▸ The request:
Output every line exactly as written. Leave out pictures.

-- start Recorded data --

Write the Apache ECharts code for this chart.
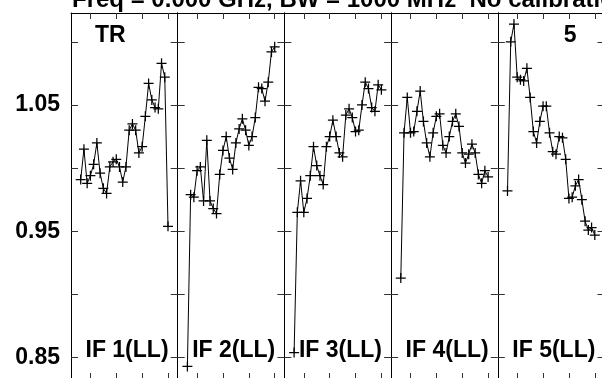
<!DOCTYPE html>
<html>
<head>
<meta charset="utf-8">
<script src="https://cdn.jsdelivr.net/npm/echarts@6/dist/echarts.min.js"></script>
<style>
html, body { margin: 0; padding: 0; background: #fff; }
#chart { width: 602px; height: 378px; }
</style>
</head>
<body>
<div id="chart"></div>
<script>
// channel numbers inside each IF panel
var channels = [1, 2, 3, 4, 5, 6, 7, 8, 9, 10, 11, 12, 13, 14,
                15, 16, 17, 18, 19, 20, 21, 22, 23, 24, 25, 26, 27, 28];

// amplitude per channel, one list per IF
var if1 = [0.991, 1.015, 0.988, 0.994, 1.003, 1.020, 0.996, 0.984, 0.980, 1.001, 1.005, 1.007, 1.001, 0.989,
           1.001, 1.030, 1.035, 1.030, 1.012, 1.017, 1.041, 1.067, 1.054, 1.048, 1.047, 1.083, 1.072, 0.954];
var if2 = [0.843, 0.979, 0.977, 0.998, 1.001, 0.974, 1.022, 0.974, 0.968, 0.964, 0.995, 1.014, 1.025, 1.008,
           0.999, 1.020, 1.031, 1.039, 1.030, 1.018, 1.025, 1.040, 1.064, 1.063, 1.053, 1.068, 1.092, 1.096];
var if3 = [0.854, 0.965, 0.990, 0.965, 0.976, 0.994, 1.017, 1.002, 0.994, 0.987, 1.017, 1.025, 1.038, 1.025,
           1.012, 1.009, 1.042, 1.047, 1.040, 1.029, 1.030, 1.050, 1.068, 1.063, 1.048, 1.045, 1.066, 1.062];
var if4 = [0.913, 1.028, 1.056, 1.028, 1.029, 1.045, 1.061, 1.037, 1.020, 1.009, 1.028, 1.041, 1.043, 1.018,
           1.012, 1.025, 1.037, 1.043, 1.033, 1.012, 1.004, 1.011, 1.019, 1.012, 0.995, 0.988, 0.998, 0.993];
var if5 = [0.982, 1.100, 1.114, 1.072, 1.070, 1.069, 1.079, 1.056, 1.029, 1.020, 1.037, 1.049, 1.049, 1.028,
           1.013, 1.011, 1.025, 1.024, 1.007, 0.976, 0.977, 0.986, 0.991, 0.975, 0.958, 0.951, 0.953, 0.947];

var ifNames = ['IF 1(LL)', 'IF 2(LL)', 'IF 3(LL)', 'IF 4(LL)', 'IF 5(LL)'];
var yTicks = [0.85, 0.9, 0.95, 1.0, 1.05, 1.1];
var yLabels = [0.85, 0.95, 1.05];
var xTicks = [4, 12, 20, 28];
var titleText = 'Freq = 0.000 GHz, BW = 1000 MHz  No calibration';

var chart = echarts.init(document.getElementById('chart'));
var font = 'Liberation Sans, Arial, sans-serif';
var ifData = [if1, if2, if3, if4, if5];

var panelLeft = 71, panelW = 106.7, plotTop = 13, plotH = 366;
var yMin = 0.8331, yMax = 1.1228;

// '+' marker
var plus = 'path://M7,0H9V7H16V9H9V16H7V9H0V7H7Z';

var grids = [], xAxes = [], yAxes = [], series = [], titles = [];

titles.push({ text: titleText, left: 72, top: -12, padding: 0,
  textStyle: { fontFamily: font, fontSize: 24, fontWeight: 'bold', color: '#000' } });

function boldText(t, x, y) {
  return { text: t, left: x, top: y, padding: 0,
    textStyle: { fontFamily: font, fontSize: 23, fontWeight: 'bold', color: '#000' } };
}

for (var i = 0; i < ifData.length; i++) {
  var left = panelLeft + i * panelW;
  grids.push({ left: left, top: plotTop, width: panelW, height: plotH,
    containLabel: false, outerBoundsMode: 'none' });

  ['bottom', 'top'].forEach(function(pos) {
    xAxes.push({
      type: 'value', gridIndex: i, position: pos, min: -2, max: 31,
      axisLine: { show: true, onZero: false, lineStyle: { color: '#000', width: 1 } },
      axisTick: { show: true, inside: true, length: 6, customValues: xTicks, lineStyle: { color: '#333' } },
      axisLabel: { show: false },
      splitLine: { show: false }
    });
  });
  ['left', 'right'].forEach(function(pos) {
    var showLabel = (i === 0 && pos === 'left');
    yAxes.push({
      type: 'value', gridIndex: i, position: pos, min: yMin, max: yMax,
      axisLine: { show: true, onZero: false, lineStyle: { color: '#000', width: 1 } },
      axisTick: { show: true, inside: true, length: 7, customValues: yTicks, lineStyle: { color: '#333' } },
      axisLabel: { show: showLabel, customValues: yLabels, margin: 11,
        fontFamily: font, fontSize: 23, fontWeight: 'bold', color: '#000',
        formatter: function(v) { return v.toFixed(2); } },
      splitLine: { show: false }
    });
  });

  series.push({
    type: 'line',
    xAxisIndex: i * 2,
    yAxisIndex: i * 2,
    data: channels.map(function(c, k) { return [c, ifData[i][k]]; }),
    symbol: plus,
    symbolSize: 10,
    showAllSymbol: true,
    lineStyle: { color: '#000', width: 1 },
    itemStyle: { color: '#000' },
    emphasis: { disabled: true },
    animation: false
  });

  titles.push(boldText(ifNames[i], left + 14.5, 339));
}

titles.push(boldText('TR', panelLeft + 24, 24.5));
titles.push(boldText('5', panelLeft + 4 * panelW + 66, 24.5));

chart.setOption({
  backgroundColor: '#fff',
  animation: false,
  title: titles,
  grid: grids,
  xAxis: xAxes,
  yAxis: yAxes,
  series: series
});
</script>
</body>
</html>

-- end Recorded data --

▸ Response to this exercise:
Write the Apache ECharts code for this chart.
<!DOCTYPE html>
<html>
<head>
<meta charset="utf-8">
<script src="https://cdn.jsdelivr.net/npm/echarts@6/dist/echarts.min.js"></script>
<style>
html, body { margin: 0; padding: 0; background: #fff; }
#chart { width: 602px; height: 378px; }
</style>
</head>
<body>
<div id="chart"></div>
<script>
// channel numbers inside each IF panel
var channels = [1, 2, 3, 4, 5, 6, 7, 8, 9, 10, 11, 12, 13, 14,
                15, 16, 17, 18, 19, 20, 21, 22, 23, 24, 25, 26, 27, 28];

// amplitude per channel, one list per IF
var if1 = [0.991, 1.015, 0.988, 0.994, 1.003, 1.020, 0.996, 0.984, 0.980, 1.001, 1.005, 1.007, 1.001, 0.989,
           1.001, 1.030, 1.035, 1.030, 1.012, 1.017, 1.041, 1.067, 1.054, 1.048, 1.047, 1.083, 1.072, 0.954];
var if2 = [0.843, 0.979, 0.977, 0.998, 1.001, 0.974, 1.022, 0.974, 0.968, 0.964, 0.995, 1.014, 1.025, 1.008,
           0.999, 1.020, 1.031, 1.039, 1.030, 1.018, 1.025, 1.040, 1.064, 1.063, 1.053, 1.068, 1.092, 1.096];
var if3 = [0.854, 0.965, 0.990, 0.965, 0.976, 0.994, 1.017, 1.002, 0.994, 0.987, 1.017, 1.025, 1.038, 1.025,
           1.012, 1.009, 1.042, 1.047, 1.040, 1.029, 1.030, 1.050, 1.068, 1.063, 1.048, 1.045, 1.066, 1.062];
var if4 = [0.913, 1.028, 1.056, 1.028, 1.029, 1.045, 1.061, 1.037, 1.020, 1.009, 1.028, 1.041, 1.043, 1.018,
           1.012, 1.025, 1.037, 1.043, 1.033, 1.012, 1.004, 1.011, 1.019, 1.012, 0.995, 0.988, 0.998, 0.993];
var if5 = [0.982, 1.100, 1.114, 1.072, 1.070, 1.069, 1.079, 1.056, 1.029, 1.020, 1.037, 1.049, 1.049, 1.028,
           1.013, 1.011, 1.025, 1.024, 1.007, 0.976, 0.977, 0.986, 0.991, 0.975, 0.958, 0.951, 0.953, 0.947];

var ifNames = ['IF 1(LL)', 'IF 2(LL)', 'IF 3(LL)', 'IF 4(LL)', 'IF 5(LL)'];
var yTicks = [0.85, 0.9, 0.95, 1.0, 1.05, 1.1];
var yLabels = [0.85, 0.95, 1.05];
var xTicks = [4, 12, 20, 28];
var titleText = 'Freq = 0.000 GHz, BW = 1000 MHz  No calibration';

var chart = echarts.init(document.getElementById('chart'));
var font = 'Liberation Sans, Arial, sans-serif';
var ifData = [if1, if2, if3, if4, if5];

var panelLeft = 71, panelW = 106.7, plotTop = 13, plotH = 366;
var yMin = 0.8331, yMax = 1.1228;

// '+' marker
var plus = 'path://M7,0H9V7H16V9H9V16H7V9H0V7H7Z';

var grids = [], xAxes = [], yAxes = [], series = [], titles = [];

titles.push({ text: titleText, left: 72, top: -12, padding: 0,
  textStyle: { fontFamily: font, fontSize: 24, fontWeight: 'bold', color: '#000' } });

function boldText(t, x, y) {
  return { text: t, left: x, top: y, padding: 0,
    textStyle: { fontFamily: font, fontSize: 23, fontWeight: 'bold', color: '#000' } };
}

for (var i = 0; i < ifData.length; i++) {
  var left = panelLeft + i * panelW;
  grids.push({ left: left, top: plotTop, width: panelW, height: plotH,
    containLabel: false, outerBoundsMode: 'none' });

  ['bottom', 'top'].forEach(function(pos) {
    xAxes.push({
      type: 'value', gridIndex: i, position: pos, min: -2, max: 31,
      axisLine: { show: true, onZero: false, lineStyle: { color: '#000', width: 1 } },
      axisTick: { show: true, inside: true, length: 6, customValues: xTicks, lineStyle: { color: '#333' } },
      axisLabel: { show: false },
      splitLine: { show: false }
    });
  });
  ['left', 'right'].forEach(function(pos) {
    var showLabel = (i === 0 && pos === 'left');
    yAxes.push({
      type: 'value', gridIndex: i, position: pos, min: yMin, max: yMax,
      axisLine: { show: true, onZero: false, lineStyle: { color: '#000', width: 1 } },
      axisTick: { show: true, inside: true, length: 7, customValues: yTicks, lineStyle: { color: '#333' } },
      axisLabel: { show: showLabel, customValues: yLabels, margin: 11,
        fontFamily: font, fontSize: 23, fontWeight: 'bold', color: '#000',
        formatter: function(v) { return v.toFixed(2); } },
      splitLine: { show: false }
    });
  });

  series.push({
    type: 'line',
    xAxisIndex: i * 2,
    yAxisIndex: i * 2,
    data: channels.map(function(c, k) { return [c, ifData[i][k]]; }),
    symbol: plus,
    symbolSize: 10,
    showAllSymbol: true,
    lineStyle: { color: '#000', width: 1 },
    itemStyle: { color: '#000' },
    emphasis: { disabled: true },
    animation: false
  });

  titles.push(boldText(ifNames[i], left + 14.5, 339));
}

titles.push(boldText('TR', panelLeft + 24, 24.5));
titles.push(boldText('5', panelLeft + 4 * panelW + 66, 24.5));

chart.setOption({
  backgroundColor: '#fff',
  animation: false,
  title: titles,
  grid: grids,
  xAxis: xAxes,
  yAxis: yAxes,
  series: series
});
</script>
</body>
</html>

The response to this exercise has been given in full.